PROBLEM DESCRIPTION -
Leave the pictures out and quote every line from the start of the listing to the line with "(bawah) at ([yshift=-5pt]pse.west);", inclusive.
::: THE INPUT :::
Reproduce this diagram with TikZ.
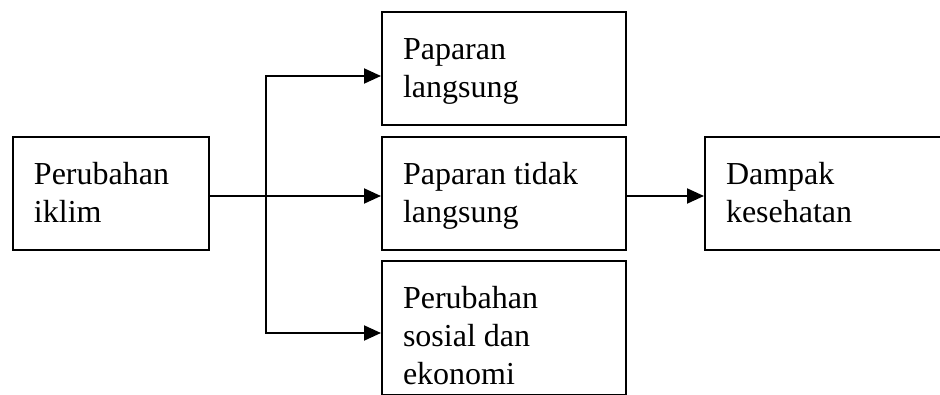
\documentclass[tikz,border=0pt]{standalone}
\usepackage{fontspec}
\setmainfont{Liberation Serif}
\usetikzlibrary{arrows.meta,positioning}

% isi kotak: lebar, tinggi, teks
\newcommand{\isi}[3]{\parbox[t][#2][t]{#1}{\strut #3}}

\begin{document}
\begin{tikzpicture}[x=1pt,y=-1pt,line width=2pt,
  kotak/.style={draw,anchor=north west,inner xsep=21pt,inner ysep=21pt,
    font=\fontsize{32}{38}\selectfont},
  panah/.style={-{Triangle[length=17pt,width=15pt]}},
  cabang2/.style={{Triangle[length=17pt,width=15pt]}-{Triangle[length=17pt,width=15pt]}}]
  \useasboundingbox (0,0) rectangle (940,395);

  \node[kotak] (iklim)  at (12,136)  {\isi{154pt}{71pt}{Perubahan\\iklim}};
  \node[kotak] (ppl)    at (381,11)  {\isi{202pt}{71pt}{Paparan\\langsung}};
  \node[kotak] (ppt)    at (381,136) {\isi{202pt}{71pt}{Paparan tidak\\langsung}};
  \node[kotak] (pse)    at (381,260) {\isi{202pt}{92pt}{Perubahan\\sosial dan\\ekonomi}};
  \node[kotak] (dampak) at (704,136) {\isi{202pt}{71pt}{Dampak\\kesehatan}};

  \coordinate (cabang) at (266,0);
  \coordinate (atas)  at ([yshift=-7.5pt]ppl.west);
  \coordinate (bawah) at ([yshift=-5pt]pse.west);

  \draw[panah] ([yshift=-2.5pt]iklim.east) -- ([yshift=-2.5pt]ppt.west);
  \draw[cabang2] (atas) -| (cabang |- bawah) -- (bawah);
  \draw[panah] ([yshift=-2.5pt]ppt.east) -- ([yshift=-2.5pt]dampak.west);
\end{tikzpicture}
\end{document}
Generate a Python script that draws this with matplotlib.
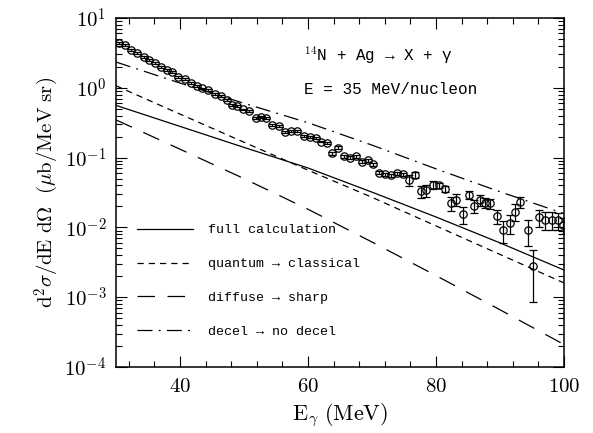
:::
RESULT BELOW -
Reproduce this diagram with TikZ.
\documentclass[tikz,border=0pt]{standalone}
\usepackage{fontspec}
\setmainfont{Liberation Serif}
\usetikzlibrary{arrows.meta,positioning}

% isi kotak: lebar, tinggi, teks
\newcommand{\isi}[3]{\parbox[t][#2][t]{#1}{\strut #3}}

\begin{document}
\begin{tikzpicture}[x=1pt,y=-1pt,line width=2pt,
  kotak/.style={draw,anchor=north west,inner xsep=21pt,inner ysep=21pt,
    font=\fontsize{32}{38}\selectfont},
  panah/.style={-{Triangle[length=17pt,width=15pt]}},
  cabang2/.style={{Triangle[length=17pt,width=15pt]}-{Triangle[length=17pt,width=15pt]}}]
  \useasboundingbox (0,0) rectangle (940,395);

  \node[kotak] (iklim)  at (12,136)  {\isi{154pt}{71pt}{Perubahan\\iklim}};
  \node[kotak] (ppl)    at (381,11)  {\isi{202pt}{71pt}{Paparan\\langsung}};
  \node[kotak] (ppt)    at (381,136) {\isi{202pt}{71pt}{Paparan tidak\\langsung}};
  \node[kotak] (pse)    at (381,260) {\isi{202pt}{92pt}{Perubahan\\sosial dan\\ekonomi}};
  \node[kotak] (dampak) at (704,136) {\isi{202pt}{71pt}{Dampak\\kesehatan}};

  \coordinate (cabang) at (266,0);
  \coordinate (atas)  at ([yshift=-7.5pt]ppl.west);
  \coordinate (bawah) at ([yshift=-5pt]pse.west);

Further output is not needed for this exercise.